**EXERCISE BRIEF:** Please reproduce exactly the lines between the line holding "Rebuild this chart as a Python" and the line holding "from bokeh.resources import INLINE", inclusive, leaving out any pictures.

# # #

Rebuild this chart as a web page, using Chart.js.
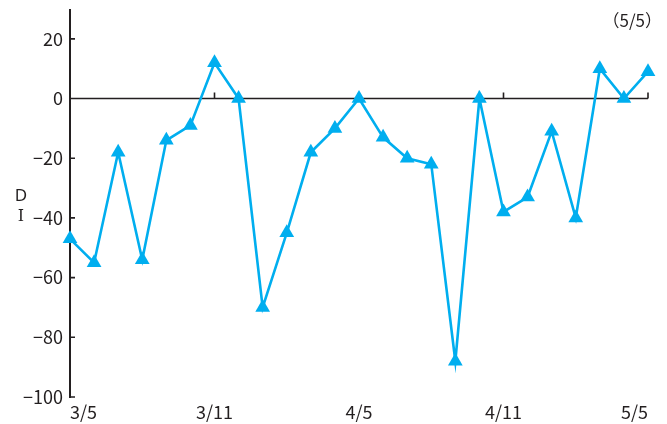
<!DOCTYPE html>
<html><head><meta charset="utf-8">
<script src="https://cdn.jsdelivr.net/npm/chart.js@4"></script>
<style>html,body{margin:0;padding:0;background:#fff}#wrap{width:667px;height:424px;position:relative}</style>
</head><body><div id="wrap"><canvas id="c"></canvas></div>
<script>
const categories = ['3/5','','','','','','3/11','','','','','','4/5','','','','','','4/11','','','','','','5/5'];
const diValues = [-47,-55,-18,-54,-14,-9,12,0,-70,-45,-18,-10,0,-13,-20,-22,-88,0,-38,-33,-11,-40,10,0,9];
const yTickValues = [20,0,-20,-40,-60,-80,-100];
const zeroLineTickIdx = [6,12,18,24];
const cornerNote = '（5/5）';
const axisTitle = ['D','I'];

const INK = '#231f20';
const BLUE = '#00aeef';
const FONT = "'Noto Sans CJK JP', 'Noto Sans', sans-serif";
const TITLE_FONTS = ["17px 'Noto Sans', sans-serif", "16px 'DejaVu Serif', serif"];

const decor = {
  id: 'decor',
  beforeDatasetsDraw(chart) {
    const {ctx, chartArea: a, scales: {x, y}} = chart;
    ctx.save();
    ctx.strokeStyle = INK;
    ctx.lineWidth = 1.6;
    const y0 = y.getPixelForValue(0);
    ctx.beginPath();
    ctx.moveTo(a.left, y0);
    ctx.lineTo(x.getPixelForValue(categories.length - 1), y0);
    zeroLineTickIdx.forEach(i => {
      const px = x.getPixelForValue(i);
      ctx.moveTo(px, y0);
      ctx.lineTo(px, y0 - 6);
    });
    yTickValues.forEach(v => {
      const py = y.getPixelForValue(v);
      ctx.moveTo(a.left, py);
      ctx.lineTo(a.left + 5, py);
    });
    ctx.stroke();
    ctx.lineWidth = 2;
    ctx.beginPath();
    ctx.moveTo(a.left, a.top);
    ctx.lineTo(a.left, a.bottom + 1);
    ctx.stroke();
    ctx.restore();
  },
  afterDraw(chart) {
    const {ctx} = chart;
    ctx.save();
    ctx.fillStyle = INK;
    ctx.font = "17px " + FONT;
    ctx.textAlign = 'right';
    ctx.textBaseline = 'middle';
    ctx.fillText(cornerNote, 662, 21);
    ctx.textAlign = 'center';
    axisTitle.forEach((t, i) => {
      ctx.font = TITLE_FONTS[i];
      ctx.fillText(t, 21, 196 + i * 21);
    });
    ctx.restore();
  }
};

new Chart(document.getElementById('c'), {
  type: 'line',
  data: {
    labels: categories,
    datasets: [{
      data: diValues,
      borderColor: BLUE,
      borderWidth: 2.6,
      pointStyle: 'triangle',
      pointRadius: 8.5,
      pointBorderWidth: 0,
      pointBackgroundColor: BLUE,
      tension: 0,
      clip: false
    }]
  },
  options: {
    responsive: true,
    maintainAspectRatio: false,
    animation: false,
    layout: {padding: {top: 9, right: 19, left: 0, bottom: 0}},
    plugins: {legend: {display: false}, tooltip: {enabled: false}},
    scales: {
      x: {
        type: 'category',
        offset: false,
        grid: {display: false, drawTicks: false},
        border: {display: false},
        ticks: {
          autoSkip: false, maxRotation: 0, minRotation: 0, align: 'inner', padding: 6,
          color: INK, font: {family: FONT, size: 18, lineHeight: 1}
        },
        afterFit(s) { s.height = 27; }
      },
      y: {
        min: -100, max: 30,
        grid: {display: false, drawTicks: false},
        border: {display: false},
        afterBuildTicks(s) { s.ticks = yTickValues.map(v => ({value: v})); },
        ticks: {
          padding: 7, color: INK, font: {family: FONT, size: 18},
          callback: v => (v < 0 ? '\u2212' + Math.abs(v) : String(v))
        },
        afterFit(s) { s.width = 70; s.paddingTop = 0; s.paddingBottom = 0; }
      }
    }
  },
  plugins: [decor]
});
</script>
</body></html>
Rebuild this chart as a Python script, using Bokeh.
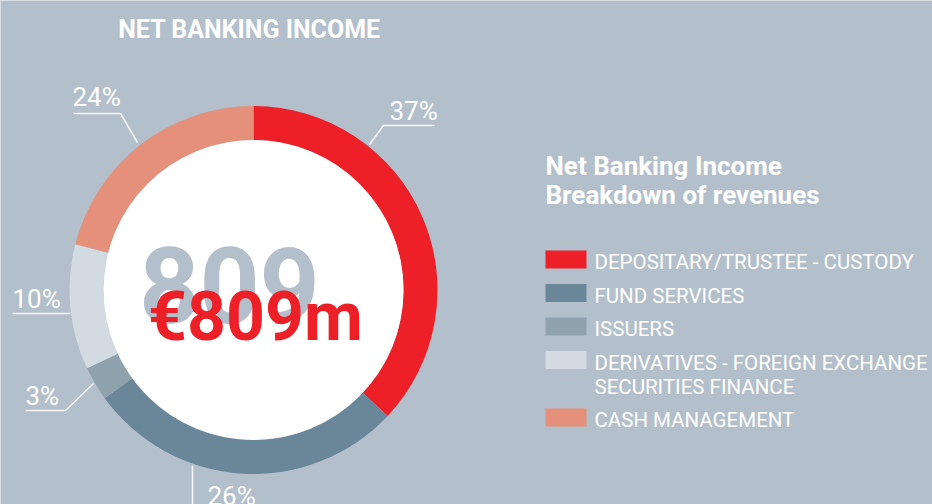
import math
from bokeh.plotting import figure
from bokeh.models import Range1d
from bokeh.core.properties import value
from bokeh.embed import file_html
from bokeh.resources import INLINE

# ---------------- data ----------------
title = "NET BANKING INCOME"
legend_title = ["Net Banking Income", "Breakdown of revenues"]
categories = [
    "DEPOSITARY/TRUSTEE - CUSTODY",
    "FUND SERVICES",
    "ISSUERS",
    "DERIVATIVES - FOREIGN EXCHANGE\nSECURITIES FINANCE",
    "CASH MANAGEMENT",
]
shares = [37, 28, 3, 11, 21]          # arc shares as drawn (%)
pct_labels = ["37%", "26%", "3%", "10%", "24%"]
total_label = "€809m"
ghost_label = "809"
colors = ["#ED1F27", "#6A8799", "#8FA2AE", "#D3DBE2", "#E5907A"]

# ---------------- layout (page pixel coords) ----------------
BG = "#B3BFCB"
W, H = 932, 504
cx, cy = 253, 289.5
r_in, r_out = 150, 184
FONT = value("Roboto")

def Y(py):
    return H - py

def TY(py, size):
    # baseline correction for the text renderer
    return H - (py - 0.3 * size)

# label anchors: (x_left, baseline_y)
label_pos = [(389, 118), (207, 503), (25, 403), (12, 306), (72, 104)]
leaders = [
    [(434, 125), (383, 125), (369, 144)],
    [(192, 465), (192, 504)],
    [(25, 410), (65, 410), (93, 383)],
    [(12, 313), (70, 313)],
    [(73, 113), (120, 113), (137, 142)],
]

p = figure(width=W, height=H, output_backend="svg", toolbar_location=None,
           x_range=Range1d(0, W), y_range=Range1d(0, H),
           min_border=0, background_fill_color=BG, border_fill_color=BG,
           outline_line_color=None)
p.axis.visible = False
p.grid.visible = False

# donut
cum = 0.0
starts, ends = [], []
for s in shares:
    a0 = math.pi / 2 - 2 * math.pi * cum / 100
    cum += s
    a1 = math.pi / 2 - 2 * math.pi * cum / 100
    starts.append(a1)
    ends.append(a0)
p.annular_wedge(x=[cx] * len(shares), y=[Y(cy)] * len(shares),
                inner_radius=r_in, outer_radius=r_out,
                start_angle=starts, end_angle=ends,
                fill_color=colors, line_color=None)
p.circle(x=[cx], y=[Y(cy)], radius=r_in, fill_color="white", line_color=None)

# leader lines
p.multi_line(xs=[[pt[0] for pt in l] for l in leaders],
             ys=[[Y(pt[1]) for pt in l] for l in leaders],
             line_color="white", line_alpha=0.85, line_width=1.6)

# percent labels
ps = 26
p.text(x=[lp[0] for lp in label_pos], y=[TY(lp[1], ps) for lp in label_pos],
       text=pct_labels, text_color="white", text_font=FONT,
       text_font_size="%dpx" % ps, text_align="left", text_baseline="alphabetic")

# centre texts
p.text(x=[229], y=[TY(316, 105)], text=[ghost_label], text_color=BG,
       text_font=FONT, text_font_style="bold",
       text_font_size="105px", text_align="center", text_baseline="alphabetic")
p.text(x=[255], y=[TY(337, 68)], text=[total_label], text_color="#ED1F27",
       text_font=FONT, text_font_style="bold",
       text_font_size="68px", text_align="center", text_baseline="alphabetic")

# title
p.text(x=[249], y=[TY(36, 25)], text=[title], text_color="white",
       text_font=FONT, text_font_style="bold",
       text_font_size="25px", text_align="center", text_baseline="alphabetic")

# legend title
lts = 26
p.text(x=[545, 545], y=[TY(173, lts), TY(202, lts)], text=legend_title,
       text_color="white", text_font=FONT, text_font_style="bold",
       text_font_size="%dpx" % lts, text_align="left", text_baseline="alphabetic")

# legend entries
sw_x, sw_w, sw_h = 545, 41, 18
line_h, gap = 24, 9.5
top = 250
its = 20.5
rx, ry, tx, ty, tt = [], [], [], [], []
for cat, col in zip(categories, colors):
    lines = cat.split("\n")
    rx.append(sw_x + sw_w / 2)
    ry.append(Y(top + sw_h / 2))
    for i, ln in enumerate(lines):
        tx.append(594)
        ty.append(TY(top + sw_h + i * line_h, its))
        tt.append(ln)
    top += len(lines) * line_h + gap
p.rect(x=rx, y=ry, width=sw_w, height=sw_h, fill_color=colors, line_color=None)
p.text(x=tx, y=ty, text=tt, text_color="white", text_font=FONT,
       text_font_size="%.1fpx" % its, text_align="left", text_baseline="alphabetic")

html = file_html(p, INLINE)
open("out.html", "w").write(html)
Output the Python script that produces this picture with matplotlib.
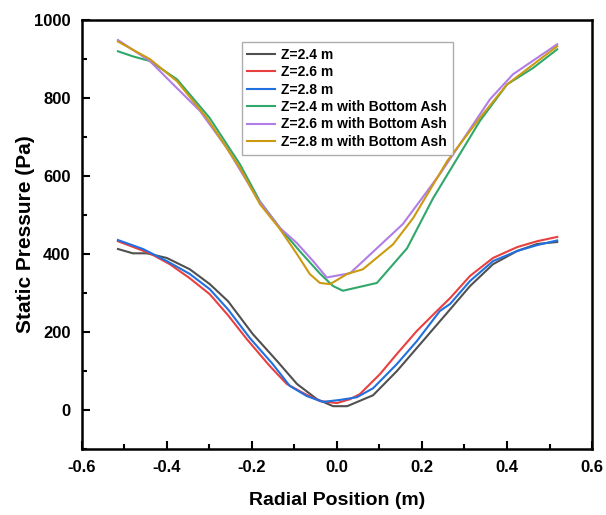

# # #

**SOLUTION TO THIS TASK:**
Rebuild this chart as a Python script, using Bokeh.
import math
from bokeh.plotting import figure
from bokeh.models import Range1d
from bokeh.core.properties import value
from bokeh.embed import file_html
from bokeh.resources import INLINE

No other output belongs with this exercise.